Instruction — Among the records that follow, set down only the lines from the one containing "What React, TypeScript" to the one containing "const FIRST_YEAR = 1905;", both included, exactly.

Code that draws figures
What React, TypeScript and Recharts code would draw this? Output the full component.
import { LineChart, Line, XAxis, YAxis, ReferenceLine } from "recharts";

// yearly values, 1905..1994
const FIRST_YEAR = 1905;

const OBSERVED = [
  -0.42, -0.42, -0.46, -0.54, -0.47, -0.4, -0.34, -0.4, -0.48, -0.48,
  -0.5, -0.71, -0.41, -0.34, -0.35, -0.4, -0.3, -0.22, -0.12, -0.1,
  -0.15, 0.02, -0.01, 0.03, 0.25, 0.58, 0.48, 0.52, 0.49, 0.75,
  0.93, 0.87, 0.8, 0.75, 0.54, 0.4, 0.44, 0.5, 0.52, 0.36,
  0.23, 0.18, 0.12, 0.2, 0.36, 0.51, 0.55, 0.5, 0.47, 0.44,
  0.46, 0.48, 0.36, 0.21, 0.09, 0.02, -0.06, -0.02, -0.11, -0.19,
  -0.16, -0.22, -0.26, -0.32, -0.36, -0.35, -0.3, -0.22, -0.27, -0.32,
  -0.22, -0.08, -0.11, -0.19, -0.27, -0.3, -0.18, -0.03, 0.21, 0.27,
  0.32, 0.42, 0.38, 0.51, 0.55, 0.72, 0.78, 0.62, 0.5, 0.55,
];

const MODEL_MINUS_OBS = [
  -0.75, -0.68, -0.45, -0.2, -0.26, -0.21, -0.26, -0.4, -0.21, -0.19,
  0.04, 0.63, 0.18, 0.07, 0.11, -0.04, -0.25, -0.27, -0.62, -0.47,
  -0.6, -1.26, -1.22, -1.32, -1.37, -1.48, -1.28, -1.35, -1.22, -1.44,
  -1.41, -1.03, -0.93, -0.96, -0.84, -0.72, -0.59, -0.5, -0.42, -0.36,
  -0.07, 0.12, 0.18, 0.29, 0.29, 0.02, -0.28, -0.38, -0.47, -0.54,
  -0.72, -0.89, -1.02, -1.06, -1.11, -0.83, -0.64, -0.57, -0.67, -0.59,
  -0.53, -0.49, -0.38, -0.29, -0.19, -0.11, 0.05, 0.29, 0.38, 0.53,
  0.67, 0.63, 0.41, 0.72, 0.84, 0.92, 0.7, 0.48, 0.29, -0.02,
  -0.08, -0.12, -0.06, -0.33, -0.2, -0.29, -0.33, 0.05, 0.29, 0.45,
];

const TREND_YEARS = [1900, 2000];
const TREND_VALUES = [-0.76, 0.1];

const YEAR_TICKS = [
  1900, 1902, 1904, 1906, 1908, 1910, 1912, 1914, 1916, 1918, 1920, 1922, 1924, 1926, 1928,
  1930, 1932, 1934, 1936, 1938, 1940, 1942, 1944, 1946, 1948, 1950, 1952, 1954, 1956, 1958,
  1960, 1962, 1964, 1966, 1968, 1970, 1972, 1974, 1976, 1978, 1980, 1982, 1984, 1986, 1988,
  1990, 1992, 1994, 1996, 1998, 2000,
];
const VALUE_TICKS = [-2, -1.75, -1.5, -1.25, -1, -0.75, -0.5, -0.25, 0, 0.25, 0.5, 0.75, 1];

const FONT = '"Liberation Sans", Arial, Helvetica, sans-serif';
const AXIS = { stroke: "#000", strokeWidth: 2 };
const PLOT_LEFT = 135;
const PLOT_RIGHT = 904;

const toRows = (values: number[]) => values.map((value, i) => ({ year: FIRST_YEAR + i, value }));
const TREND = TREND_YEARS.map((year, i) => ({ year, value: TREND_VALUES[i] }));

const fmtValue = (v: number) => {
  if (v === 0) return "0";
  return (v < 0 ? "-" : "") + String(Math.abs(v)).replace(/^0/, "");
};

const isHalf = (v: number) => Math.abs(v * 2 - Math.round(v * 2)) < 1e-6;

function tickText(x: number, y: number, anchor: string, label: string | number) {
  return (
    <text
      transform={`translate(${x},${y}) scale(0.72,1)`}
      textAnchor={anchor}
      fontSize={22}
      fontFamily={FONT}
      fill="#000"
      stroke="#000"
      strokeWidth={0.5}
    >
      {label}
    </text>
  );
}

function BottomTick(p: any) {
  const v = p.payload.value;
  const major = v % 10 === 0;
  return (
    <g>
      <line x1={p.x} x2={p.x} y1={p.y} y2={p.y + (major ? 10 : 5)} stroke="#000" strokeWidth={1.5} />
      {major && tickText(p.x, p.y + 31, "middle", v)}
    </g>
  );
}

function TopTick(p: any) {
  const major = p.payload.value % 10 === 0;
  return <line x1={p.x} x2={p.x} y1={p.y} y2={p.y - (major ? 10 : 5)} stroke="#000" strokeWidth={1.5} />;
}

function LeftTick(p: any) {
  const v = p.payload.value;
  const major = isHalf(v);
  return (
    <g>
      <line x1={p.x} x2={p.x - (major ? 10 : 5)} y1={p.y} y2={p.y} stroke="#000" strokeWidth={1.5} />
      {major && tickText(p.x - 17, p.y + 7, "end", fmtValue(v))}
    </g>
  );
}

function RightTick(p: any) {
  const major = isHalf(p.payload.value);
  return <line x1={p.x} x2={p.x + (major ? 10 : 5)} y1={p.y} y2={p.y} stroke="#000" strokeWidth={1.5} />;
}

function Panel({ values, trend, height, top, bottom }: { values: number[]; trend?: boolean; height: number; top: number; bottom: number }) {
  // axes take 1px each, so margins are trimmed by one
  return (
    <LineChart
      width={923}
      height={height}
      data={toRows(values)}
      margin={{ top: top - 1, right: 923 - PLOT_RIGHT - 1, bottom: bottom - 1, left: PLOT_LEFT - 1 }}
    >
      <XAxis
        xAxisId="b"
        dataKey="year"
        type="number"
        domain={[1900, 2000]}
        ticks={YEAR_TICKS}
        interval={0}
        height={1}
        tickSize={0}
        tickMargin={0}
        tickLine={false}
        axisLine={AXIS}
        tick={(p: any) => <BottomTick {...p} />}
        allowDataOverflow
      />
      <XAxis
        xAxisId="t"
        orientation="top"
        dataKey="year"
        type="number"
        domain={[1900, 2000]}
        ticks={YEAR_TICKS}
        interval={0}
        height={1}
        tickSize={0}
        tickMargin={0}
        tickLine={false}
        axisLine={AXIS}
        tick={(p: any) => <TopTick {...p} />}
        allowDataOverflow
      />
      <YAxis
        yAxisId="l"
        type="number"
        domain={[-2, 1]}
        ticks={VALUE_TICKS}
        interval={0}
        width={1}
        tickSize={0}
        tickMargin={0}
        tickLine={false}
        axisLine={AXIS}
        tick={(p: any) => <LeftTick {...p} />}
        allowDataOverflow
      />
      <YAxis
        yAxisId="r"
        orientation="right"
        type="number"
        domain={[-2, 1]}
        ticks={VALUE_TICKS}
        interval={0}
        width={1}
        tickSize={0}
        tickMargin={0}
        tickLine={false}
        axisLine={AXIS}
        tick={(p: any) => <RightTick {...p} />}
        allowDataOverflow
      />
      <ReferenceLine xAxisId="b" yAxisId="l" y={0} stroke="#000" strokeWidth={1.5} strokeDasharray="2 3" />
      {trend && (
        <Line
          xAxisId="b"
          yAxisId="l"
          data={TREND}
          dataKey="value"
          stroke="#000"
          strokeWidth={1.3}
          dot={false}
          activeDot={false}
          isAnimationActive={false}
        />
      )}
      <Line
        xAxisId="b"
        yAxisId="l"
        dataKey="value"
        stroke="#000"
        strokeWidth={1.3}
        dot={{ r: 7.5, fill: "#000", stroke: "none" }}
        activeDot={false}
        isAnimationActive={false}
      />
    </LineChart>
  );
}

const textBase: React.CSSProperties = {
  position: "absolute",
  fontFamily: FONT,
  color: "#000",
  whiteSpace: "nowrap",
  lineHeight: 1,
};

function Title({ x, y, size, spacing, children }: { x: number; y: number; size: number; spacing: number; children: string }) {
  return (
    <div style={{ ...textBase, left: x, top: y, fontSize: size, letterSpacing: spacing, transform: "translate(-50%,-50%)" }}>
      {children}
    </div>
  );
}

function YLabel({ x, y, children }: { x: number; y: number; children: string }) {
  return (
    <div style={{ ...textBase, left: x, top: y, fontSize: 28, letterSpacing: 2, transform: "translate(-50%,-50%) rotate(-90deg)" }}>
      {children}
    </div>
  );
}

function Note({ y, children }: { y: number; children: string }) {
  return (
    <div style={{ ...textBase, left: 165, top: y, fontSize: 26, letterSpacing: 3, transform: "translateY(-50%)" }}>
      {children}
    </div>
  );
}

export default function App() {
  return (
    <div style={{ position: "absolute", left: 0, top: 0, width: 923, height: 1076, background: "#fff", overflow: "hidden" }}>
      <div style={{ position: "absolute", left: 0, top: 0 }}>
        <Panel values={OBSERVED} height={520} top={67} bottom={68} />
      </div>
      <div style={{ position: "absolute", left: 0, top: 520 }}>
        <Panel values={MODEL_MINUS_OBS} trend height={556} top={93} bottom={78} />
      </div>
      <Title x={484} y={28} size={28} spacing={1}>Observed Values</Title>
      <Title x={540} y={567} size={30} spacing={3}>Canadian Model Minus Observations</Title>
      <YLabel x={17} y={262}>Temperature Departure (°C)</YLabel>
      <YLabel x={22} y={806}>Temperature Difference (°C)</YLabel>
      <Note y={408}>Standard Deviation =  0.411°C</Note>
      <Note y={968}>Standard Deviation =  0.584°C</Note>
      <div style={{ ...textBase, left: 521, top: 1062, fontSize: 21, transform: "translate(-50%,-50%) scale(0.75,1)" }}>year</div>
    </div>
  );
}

...

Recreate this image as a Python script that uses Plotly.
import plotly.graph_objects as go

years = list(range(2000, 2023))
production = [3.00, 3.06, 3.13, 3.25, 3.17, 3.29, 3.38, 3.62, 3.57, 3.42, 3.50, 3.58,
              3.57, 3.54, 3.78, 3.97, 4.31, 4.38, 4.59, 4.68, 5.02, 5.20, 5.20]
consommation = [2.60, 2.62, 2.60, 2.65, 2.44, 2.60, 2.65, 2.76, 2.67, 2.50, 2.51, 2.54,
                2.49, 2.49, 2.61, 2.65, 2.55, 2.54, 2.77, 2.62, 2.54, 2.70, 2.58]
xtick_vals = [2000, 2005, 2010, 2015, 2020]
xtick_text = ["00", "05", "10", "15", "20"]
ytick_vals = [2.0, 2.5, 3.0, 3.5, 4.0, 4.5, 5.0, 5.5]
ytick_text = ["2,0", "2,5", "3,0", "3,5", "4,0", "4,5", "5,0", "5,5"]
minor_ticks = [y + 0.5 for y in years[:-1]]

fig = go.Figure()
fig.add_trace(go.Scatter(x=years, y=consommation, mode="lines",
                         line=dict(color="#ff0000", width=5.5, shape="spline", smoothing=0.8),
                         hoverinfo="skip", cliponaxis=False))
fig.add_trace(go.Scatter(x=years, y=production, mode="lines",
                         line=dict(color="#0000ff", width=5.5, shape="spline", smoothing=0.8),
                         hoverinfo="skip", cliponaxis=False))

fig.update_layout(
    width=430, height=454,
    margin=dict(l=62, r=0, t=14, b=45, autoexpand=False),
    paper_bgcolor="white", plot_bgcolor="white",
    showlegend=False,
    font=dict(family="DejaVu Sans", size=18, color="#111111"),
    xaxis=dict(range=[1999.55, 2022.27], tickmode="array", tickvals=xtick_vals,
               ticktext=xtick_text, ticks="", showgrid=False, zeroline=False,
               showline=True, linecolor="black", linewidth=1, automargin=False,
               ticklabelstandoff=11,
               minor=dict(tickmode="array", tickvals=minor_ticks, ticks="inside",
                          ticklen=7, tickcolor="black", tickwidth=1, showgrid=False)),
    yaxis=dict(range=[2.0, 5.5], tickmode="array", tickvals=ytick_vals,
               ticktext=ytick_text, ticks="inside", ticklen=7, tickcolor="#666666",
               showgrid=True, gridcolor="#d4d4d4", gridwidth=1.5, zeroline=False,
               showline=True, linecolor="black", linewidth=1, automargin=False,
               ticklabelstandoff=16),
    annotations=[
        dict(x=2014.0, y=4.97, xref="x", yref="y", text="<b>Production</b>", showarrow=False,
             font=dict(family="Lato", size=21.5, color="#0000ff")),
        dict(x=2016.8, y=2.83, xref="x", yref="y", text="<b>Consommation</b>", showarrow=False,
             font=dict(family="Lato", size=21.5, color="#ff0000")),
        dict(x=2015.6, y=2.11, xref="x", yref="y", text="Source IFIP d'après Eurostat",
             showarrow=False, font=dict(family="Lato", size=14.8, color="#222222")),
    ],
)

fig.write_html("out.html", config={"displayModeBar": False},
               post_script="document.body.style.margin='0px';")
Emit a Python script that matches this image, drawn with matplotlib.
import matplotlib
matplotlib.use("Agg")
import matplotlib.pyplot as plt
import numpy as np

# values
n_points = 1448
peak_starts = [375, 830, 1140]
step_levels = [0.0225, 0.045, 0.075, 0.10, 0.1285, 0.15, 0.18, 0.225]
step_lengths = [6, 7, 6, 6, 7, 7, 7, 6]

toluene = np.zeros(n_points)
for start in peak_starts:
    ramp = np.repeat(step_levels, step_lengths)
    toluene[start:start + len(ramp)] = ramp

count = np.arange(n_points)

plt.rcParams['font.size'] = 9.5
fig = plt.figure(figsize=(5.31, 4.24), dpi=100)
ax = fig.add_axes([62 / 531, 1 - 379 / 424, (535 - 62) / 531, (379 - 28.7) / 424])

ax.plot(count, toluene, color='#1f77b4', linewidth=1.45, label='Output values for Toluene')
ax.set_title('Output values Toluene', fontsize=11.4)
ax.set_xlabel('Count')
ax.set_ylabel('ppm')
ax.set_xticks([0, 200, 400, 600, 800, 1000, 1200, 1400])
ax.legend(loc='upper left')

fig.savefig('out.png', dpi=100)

Exercise output —
What React, TypeScript and Recharts code would draw this? Output the full component.
import { LineChart, Line, XAxis, YAxis, ReferenceLine } from "recharts";

// yearly values, 1905..1994
const FIRST_YEAR = 1905;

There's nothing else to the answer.